Given exercise: Write out each line exactly as it stands, please.

[Items from a data source]
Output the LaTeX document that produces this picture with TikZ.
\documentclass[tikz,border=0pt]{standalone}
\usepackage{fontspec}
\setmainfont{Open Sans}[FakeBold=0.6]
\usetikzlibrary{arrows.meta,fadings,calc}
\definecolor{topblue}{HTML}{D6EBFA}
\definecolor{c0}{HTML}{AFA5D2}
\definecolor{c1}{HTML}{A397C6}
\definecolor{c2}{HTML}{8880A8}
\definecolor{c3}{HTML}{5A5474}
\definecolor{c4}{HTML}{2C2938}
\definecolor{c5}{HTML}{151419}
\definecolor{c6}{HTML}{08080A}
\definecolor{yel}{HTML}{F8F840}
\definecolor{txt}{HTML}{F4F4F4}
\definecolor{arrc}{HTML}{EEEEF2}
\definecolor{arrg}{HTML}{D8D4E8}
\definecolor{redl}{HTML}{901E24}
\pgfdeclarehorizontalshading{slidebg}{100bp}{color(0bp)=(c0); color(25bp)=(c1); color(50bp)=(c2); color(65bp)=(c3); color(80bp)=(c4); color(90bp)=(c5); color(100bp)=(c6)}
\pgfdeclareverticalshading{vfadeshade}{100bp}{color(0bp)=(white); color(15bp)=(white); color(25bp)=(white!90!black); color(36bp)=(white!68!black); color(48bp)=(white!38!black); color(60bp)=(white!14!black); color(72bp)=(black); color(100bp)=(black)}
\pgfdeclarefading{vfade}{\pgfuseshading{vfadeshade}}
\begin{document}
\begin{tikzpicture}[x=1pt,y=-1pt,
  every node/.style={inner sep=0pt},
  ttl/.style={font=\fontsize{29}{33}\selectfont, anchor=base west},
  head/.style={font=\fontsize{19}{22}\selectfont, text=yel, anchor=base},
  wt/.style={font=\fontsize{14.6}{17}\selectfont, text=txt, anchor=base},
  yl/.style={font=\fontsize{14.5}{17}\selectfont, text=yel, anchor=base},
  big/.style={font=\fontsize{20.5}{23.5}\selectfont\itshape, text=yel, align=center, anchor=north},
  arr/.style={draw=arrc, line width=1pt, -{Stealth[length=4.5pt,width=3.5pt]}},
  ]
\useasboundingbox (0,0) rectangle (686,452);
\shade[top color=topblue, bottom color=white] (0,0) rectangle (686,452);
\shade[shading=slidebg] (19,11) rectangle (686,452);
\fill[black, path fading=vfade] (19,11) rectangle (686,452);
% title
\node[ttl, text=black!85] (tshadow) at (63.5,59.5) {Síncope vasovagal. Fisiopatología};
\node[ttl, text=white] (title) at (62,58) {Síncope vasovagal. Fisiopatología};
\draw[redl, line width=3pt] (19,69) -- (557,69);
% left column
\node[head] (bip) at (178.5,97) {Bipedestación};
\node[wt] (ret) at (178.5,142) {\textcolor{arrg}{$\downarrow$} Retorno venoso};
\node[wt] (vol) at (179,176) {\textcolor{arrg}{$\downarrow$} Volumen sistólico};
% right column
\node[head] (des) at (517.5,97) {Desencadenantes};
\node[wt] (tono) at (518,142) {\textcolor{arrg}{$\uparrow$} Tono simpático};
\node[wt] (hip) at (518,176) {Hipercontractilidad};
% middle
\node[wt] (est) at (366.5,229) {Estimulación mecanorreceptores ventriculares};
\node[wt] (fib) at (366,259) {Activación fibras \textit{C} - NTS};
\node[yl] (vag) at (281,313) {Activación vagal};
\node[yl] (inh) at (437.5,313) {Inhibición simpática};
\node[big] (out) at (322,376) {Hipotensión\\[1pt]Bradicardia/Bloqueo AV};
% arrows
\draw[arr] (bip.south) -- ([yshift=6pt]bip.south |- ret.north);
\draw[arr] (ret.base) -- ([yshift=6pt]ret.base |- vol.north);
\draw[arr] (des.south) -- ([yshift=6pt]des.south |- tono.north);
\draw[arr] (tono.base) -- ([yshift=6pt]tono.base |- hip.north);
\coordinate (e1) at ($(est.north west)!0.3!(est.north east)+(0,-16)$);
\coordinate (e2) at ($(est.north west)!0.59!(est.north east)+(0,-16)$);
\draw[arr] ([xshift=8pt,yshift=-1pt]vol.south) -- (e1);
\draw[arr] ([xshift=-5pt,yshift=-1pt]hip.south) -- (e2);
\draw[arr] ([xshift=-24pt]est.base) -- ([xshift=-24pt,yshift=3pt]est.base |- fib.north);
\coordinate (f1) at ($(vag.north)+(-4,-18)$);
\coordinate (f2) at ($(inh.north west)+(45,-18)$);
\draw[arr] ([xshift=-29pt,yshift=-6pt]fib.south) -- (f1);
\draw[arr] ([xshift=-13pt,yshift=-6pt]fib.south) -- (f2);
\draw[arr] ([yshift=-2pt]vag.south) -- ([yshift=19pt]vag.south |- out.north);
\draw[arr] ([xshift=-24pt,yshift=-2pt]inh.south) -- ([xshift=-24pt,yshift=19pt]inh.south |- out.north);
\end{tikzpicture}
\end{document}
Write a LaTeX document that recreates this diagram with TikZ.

Solution to the problem:
Output the LaTeX document that produces this picture with TikZ.
\documentclass[tikz,border=0pt]{standalone}
\usepackage{fontspec}
\setmainfont{Open Sans}[FakeBold=0.6]
\usetikzlibrary{arrows.meta,fadings,calc}
\definecolor{topblue}{HTML}{D6EBFA}
\definecolor{c0}{HTML}{AFA5D2}
\definecolor{c1}{HTML}{A397C6}
\definecolor{c2}{HTML}{8880A8}
\definecolor{c3}{HTML}{5A5474}
\definecolor{c4}{HTML}{2C2938}
\definecolor{c5}{HTML}{151419}
\definecolor{c6}{HTML}{08080A}
\definecolor{yel}{HTML}{F8F840}
\definecolor{txt}{HTML}{F4F4F4}
\definecolor{arrc}{HTML}{EEEEF2}
\definecolor{arrg}{HTML}{D8D4E8}
\definecolor{redl}{HTML}{901E24}
\pgfdeclarehorizontalshading{slidebg}{100bp}{color(0bp)=(c0); color(25bp)=(c1); color(50bp)=(c2); color(65bp)=(c3); color(80bp)=(c4); color(90bp)=(c5); color(100bp)=(c6)}
\pgfdeclareverticalshading{vfadeshade}{100bp}{color(0bp)=(white); color(15bp)=(white); color(25bp)=(white!90!black); color(36bp)=(white!68!black); color(48bp)=(white!38!black); color(60bp)=(white!14!black); color(72bp)=(black); color(100bp)=(black)}
\pgfdeclarefading{vfade}{\pgfuseshading{vfadeshade}}
\begin{document}
\begin{tikzpicture}[x=1pt,y=-1pt,
  every node/.style={inner sep=0pt},
  ttl/.style={font=\fontsize{29}{33}\selectfont, anchor=base west},
  head/.style={font=\fontsize{19}{22}\selectfont, text=yel, anchor=base},
  wt/.style={font=\fontsize{14.6}{17}\selectfont, text=txt, anchor=base},
  yl/.style={font=\fontsize{14.5}{17}\selectfont, text=yel, anchor=base},
  big/.style={font=\fontsize{20.5}{23.5}\selectfont\itshape, text=yel, align=center, anchor=north},
  arr/.style={draw=arrc, line width=1pt, -{Stealth[length=4.5pt,width=3.5pt]}},
  ]
\useasboundingbox (0,0) rectangle (686,452);
\shade[top color=topblue, bottom color=white] (0,0) rectangle (686,452);
\shade[shading=slidebg] (19,11) rectangle (686,452);
\fill[black, path fading=vfade] (19,11) rectangle (686,452);
% title
\node[ttl, text=black!85] (tshadow) at (63.5,59.5) {Síncope vasovagal. Fisiopatología};
\node[ttl, text=white] (title) at (62,58) {Síncope vasovagal. Fisiopatología};
\draw[redl, line width=3pt] (19,69) -- (557,69);
% left column
\node[head] (bip) at (178.5,97) {Bipedestación};
\node[wt] (ret) at (178.5,142) {\textcolor{arrg}{$\downarrow$} Retorno venoso};
\node[wt] (vol) at (179,176) {\textcolor{arrg}{$\downarrow$} Volumen sistólico};
% right column
\node[head] (des) at (517.5,97) {Desencadenantes};
\node[wt] (tono) at (518,142) {\textcolor{arrg}{$\uparrow$} Tono simpático};
\node[wt] (hip) at (518,176) {Hipercontractilidad};
% middle
\node[wt] (est) at (366.5,229) {Estimulación mecanorreceptores ventriculares};
\node[wt] (fib) at (366,259) {Activación fibras \textit{C} - NTS};
\node[yl] (vag) at (281,313) {Activación vagal};
\node[yl] (inh) at (437.5,313) {Inhibición simpática};
\node[big] (out) at (322,376) {Hipotensión\\[1pt]Bradicardia/Bloqueo AV};
% arrows
\draw[arr] (bip.south) -- ([yshift=6pt]bip.south |- ret.north);
\draw[arr] (ret.base) -- ([yshift=6pt]ret.base |- vol.north);
\draw[arr] (des.south) -- ([yshift=6pt]des.south |- tono.north);
\draw[arr] (tono.base) -- ([yshift=6pt]tono.base |- hip.north);
\coordinate (e1) at ($(est.north west)!0.3!(est.north east)+(0,-16)$);
\coordinate (e2) at ($(est.north west)!0.59!(est.north east)+(0,-16)$);
\draw[arr] ([xshift=8pt,yshift=-1pt]vol.south) -- (e1);
\draw[arr] ([xshift=-5pt,yshift=-1pt]hip.south) -- (e2);
\draw[arr] ([xshift=-24pt]est.base) -- ([xshift=-24pt,yshift=3pt]est.base |- fib.north);
\coordinate (f1) at ($(vag.north)+(-4,-18)$);
\coordinate (f2) at ($(inh.north west)+(45,-18)$);
\draw[arr] ([xshift=-29pt,yshift=-6pt]fib.south) -- (f1);
\draw[arr] ([xshift=-13pt,yshift=-6pt]fib.south) -- (f2);
\draw[arr] ([yshift=-2pt]vag.south) -- ([yshift=19pt]vag.south |- out.north);
\draw[arr] ([xshift=-24pt,yshift=-2pt]inh.south) -- ([xshift=-24pt,yshift=19pt]inh.south |- out.north);
\end{tikzpicture}
\end{document}
Write a LaTeX document that recreates this diagram with TikZ.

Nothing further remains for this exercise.